The children of a woman who died from a long-untreated blood infection after being seen at a hospital emergency room will share in a $1.1 million settlement of a claim against the hospital and the ER doctor.

The settlement left a novel legal issue unresolved: The woman’s estate had sought to bar a doctor’s undocumented claim that the patient had refused admission. The estate’s attorney maintained the doctor should not be allowed to testify about the patient’s alleged refusal when the doctor failed to make any record of it in the medical charts.

Blood Transfusion MAINThe estate asserted claims under both the federal “patient dumping” law – the Emergency Medical Treatment and Labor Act – and under state medical malpractice standards. A federal judge ruled last year that the state law claims would remain in the case pursuant to the federal court’s supplemental jurisdiction.

Lynchburg attorney James B. Feinman, counsel for the estate, said he accepted the defendants’ offer out of concern about how a jury might regard the value of the case. The deceased patient was an IV drug abuser who previously had given up custody of her two children, the beneficiaries of her estate.

The 27-year-old patient came to the emergency department on Nov. 25, 2014, with severe sepsis, hyponatremia and probable bloodstream infection, according to a summary provided by Feinman.

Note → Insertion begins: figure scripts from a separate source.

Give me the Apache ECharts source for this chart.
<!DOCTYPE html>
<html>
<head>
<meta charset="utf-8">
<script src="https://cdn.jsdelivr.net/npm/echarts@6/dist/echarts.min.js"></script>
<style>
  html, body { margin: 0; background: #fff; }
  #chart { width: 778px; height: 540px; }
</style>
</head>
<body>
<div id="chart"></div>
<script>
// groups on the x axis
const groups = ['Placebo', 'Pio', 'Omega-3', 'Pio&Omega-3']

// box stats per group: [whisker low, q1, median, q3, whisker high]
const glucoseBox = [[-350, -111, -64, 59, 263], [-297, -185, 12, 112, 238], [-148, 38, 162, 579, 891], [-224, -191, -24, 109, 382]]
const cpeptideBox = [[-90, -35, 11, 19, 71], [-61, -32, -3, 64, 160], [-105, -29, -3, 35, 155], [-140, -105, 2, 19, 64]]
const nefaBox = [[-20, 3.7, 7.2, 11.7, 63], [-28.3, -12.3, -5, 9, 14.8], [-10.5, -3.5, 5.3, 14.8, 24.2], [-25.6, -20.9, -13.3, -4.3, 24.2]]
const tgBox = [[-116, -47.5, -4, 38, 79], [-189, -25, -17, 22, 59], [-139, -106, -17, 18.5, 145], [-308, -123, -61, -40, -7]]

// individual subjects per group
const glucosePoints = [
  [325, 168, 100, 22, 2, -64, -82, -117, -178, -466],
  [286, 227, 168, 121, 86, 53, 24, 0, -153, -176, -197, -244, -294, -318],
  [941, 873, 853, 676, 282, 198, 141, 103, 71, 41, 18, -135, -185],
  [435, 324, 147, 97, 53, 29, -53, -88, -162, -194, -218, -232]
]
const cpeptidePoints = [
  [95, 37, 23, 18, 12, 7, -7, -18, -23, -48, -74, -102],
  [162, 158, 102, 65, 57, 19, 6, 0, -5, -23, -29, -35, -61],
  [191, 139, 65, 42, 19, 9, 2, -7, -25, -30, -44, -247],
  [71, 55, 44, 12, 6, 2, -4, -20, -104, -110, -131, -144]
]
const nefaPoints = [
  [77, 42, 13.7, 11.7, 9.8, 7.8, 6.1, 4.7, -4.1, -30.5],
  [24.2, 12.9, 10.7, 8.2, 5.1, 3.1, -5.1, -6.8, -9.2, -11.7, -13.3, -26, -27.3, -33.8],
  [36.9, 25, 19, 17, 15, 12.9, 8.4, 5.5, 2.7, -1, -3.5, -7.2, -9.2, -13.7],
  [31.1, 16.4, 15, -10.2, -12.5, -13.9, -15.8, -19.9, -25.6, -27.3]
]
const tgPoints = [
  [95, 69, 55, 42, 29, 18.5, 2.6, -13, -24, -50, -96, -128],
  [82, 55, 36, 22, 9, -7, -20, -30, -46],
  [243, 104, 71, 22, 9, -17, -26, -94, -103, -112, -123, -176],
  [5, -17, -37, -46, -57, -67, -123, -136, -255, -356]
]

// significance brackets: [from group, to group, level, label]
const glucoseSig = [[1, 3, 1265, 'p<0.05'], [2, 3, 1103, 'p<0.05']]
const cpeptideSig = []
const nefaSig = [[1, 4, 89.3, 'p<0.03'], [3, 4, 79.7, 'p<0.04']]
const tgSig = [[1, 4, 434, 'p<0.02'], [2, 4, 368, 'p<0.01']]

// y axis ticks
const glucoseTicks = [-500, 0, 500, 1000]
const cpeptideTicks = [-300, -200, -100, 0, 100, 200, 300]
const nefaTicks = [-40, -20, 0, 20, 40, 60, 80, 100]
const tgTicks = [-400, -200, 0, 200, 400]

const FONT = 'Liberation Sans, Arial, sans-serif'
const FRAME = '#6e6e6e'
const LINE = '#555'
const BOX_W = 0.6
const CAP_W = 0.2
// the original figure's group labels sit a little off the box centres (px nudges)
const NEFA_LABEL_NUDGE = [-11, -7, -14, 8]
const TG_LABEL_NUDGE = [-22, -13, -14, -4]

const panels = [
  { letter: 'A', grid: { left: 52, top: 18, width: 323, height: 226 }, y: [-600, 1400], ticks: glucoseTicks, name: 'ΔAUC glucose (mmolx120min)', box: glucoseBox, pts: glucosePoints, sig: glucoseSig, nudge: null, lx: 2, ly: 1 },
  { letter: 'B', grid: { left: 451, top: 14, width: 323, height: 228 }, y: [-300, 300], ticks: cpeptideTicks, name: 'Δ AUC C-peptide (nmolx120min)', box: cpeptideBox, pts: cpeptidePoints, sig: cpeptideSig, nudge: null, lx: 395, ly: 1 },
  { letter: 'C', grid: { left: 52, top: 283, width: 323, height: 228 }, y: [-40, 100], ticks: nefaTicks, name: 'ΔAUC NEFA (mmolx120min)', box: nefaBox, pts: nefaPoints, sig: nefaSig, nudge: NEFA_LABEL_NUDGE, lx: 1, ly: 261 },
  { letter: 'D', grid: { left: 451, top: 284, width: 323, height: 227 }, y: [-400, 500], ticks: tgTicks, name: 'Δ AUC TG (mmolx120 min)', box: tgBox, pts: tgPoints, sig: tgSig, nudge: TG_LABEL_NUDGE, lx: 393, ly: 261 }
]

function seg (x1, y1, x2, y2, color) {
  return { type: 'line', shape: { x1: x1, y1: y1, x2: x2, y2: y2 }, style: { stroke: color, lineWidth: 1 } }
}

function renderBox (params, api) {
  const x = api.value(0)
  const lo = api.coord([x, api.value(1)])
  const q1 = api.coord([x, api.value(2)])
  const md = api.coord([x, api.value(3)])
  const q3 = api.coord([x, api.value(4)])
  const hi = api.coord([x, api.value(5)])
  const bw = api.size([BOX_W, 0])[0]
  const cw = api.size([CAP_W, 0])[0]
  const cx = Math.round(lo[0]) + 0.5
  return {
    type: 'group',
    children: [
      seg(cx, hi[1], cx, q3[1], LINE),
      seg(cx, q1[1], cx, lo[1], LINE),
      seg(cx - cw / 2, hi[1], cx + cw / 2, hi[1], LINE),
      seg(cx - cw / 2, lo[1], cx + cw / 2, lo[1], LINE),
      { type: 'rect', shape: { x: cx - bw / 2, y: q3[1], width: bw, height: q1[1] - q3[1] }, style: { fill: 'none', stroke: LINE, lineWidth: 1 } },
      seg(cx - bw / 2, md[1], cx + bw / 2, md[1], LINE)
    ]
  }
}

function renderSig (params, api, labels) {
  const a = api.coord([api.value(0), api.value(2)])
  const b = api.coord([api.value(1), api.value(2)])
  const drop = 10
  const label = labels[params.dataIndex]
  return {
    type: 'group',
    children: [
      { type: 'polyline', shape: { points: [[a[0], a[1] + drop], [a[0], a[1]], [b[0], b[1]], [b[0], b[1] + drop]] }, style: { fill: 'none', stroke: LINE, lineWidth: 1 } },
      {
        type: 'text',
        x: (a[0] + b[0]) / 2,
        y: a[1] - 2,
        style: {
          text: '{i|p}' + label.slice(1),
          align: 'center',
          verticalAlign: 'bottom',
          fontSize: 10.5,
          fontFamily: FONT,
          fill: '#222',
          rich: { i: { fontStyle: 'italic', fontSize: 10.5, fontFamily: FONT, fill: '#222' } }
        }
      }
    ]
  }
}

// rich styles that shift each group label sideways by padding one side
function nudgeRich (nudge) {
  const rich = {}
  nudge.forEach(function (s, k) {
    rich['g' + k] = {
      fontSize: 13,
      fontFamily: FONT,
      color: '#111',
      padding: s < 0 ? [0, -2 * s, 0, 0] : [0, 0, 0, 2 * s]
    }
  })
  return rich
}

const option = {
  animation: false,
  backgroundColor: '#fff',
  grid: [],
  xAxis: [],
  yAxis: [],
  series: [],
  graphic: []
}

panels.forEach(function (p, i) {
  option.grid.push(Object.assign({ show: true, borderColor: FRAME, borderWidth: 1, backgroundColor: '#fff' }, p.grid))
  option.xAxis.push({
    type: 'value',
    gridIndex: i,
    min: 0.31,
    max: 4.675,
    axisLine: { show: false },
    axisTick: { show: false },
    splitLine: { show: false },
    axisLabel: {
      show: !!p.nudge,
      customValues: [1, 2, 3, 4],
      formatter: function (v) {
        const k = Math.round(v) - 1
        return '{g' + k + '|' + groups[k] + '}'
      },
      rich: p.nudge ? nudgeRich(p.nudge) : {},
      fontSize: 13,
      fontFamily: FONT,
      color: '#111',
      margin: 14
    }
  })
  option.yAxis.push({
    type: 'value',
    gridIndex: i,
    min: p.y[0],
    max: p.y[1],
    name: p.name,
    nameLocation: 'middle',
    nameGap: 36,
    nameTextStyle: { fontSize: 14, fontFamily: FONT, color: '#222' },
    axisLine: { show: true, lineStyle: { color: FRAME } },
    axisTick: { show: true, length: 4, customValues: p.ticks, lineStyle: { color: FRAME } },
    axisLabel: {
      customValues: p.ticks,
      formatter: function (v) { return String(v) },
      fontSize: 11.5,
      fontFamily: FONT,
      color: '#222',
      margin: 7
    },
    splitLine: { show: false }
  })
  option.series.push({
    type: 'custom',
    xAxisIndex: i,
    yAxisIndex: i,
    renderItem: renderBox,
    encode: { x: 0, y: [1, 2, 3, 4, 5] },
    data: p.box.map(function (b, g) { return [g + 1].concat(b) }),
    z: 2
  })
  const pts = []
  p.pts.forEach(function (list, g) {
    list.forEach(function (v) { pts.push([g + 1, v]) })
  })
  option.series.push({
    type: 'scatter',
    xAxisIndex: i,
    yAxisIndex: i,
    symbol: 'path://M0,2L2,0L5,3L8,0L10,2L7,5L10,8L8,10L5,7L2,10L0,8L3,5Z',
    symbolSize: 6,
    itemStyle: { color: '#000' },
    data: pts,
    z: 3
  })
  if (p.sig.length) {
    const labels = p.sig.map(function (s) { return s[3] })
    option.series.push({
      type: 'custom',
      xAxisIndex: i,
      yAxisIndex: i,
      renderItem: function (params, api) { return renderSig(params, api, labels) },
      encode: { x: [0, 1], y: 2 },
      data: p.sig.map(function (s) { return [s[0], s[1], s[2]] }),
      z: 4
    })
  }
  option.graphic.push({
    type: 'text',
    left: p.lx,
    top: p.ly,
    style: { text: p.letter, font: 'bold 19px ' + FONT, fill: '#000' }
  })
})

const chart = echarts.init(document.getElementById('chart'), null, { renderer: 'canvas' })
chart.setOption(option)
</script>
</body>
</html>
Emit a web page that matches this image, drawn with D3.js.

A blood sample was sent for analysis on a “stat” basis, but the patient was discharged before culture results were obtained.

The doctor discharged her with a diagnosis of sinusitis and a prescription for oral antibiotics.

The lab results were positive for staphylococcus aureus in the patient’s bloodstream, establishing the “emergency medical condition” of staph aureus septicemia. The patient required hospitalization and long-term intravenous antibiotic treatment, Feinman said.

An emergency department nurse received the lab report, but never advised a doctor. The hospital never contacted the patient to tell her she had a bloodstream infection.

The patient returned and saw the same doctor 17 days later. She had not received any treatment for the blood infection in the interim.

While waiting for the doctor to start her on IV antibiotics, the patient had a stroke from a clot released by an erratic heartbeat caused by the infection, Feinman said. She was partially paralyzed and remained hospitalized until her death on March 12.

The ER physician claimed he knew of the patient’s serious condition when she first arrived at the hospital and tried to admit her. She refused, the doctor said.

The medical records showed the patient was discharged, but the doctor testified that he forgot to write down that he offered admission and the patient refused.

Feinman asked the judge to bar the doctor’s testimony about the patient’s purported refusal.

The lawyer pointed to a state regulation that requires doctors to maintain accurate medical records. Because the doctor, by his testimony, violated that rule, he should not be allowed to profit from his wrongdoing, Feinman argued.

“You can’t let him get the benefit of breaking that law,” Feinman told the judge.

“This is a whole new line of argument that had never been tried, never been litigated, never been decided,” he said.

The case settled before the judge could rule on the issue. Mediation was conducted with retired U.S. Magistrate Judge B. Waugh Crigler.

“The estate was of the opinion it could not afford to gamble the offer of $1.1 million given the decedent’s admitted IV drug use,” Feinman wrote in a settlement report. (16-T-077)

The money recovered for the patient’s children, ages 8 and 12, was placed in long-term structured settlement funds.

The identity of the parties is not being disclosed pursuant to the parties’ confidentiality agreement, which allowed a report on the details of the case.

Attorneys for the defendants declined comment.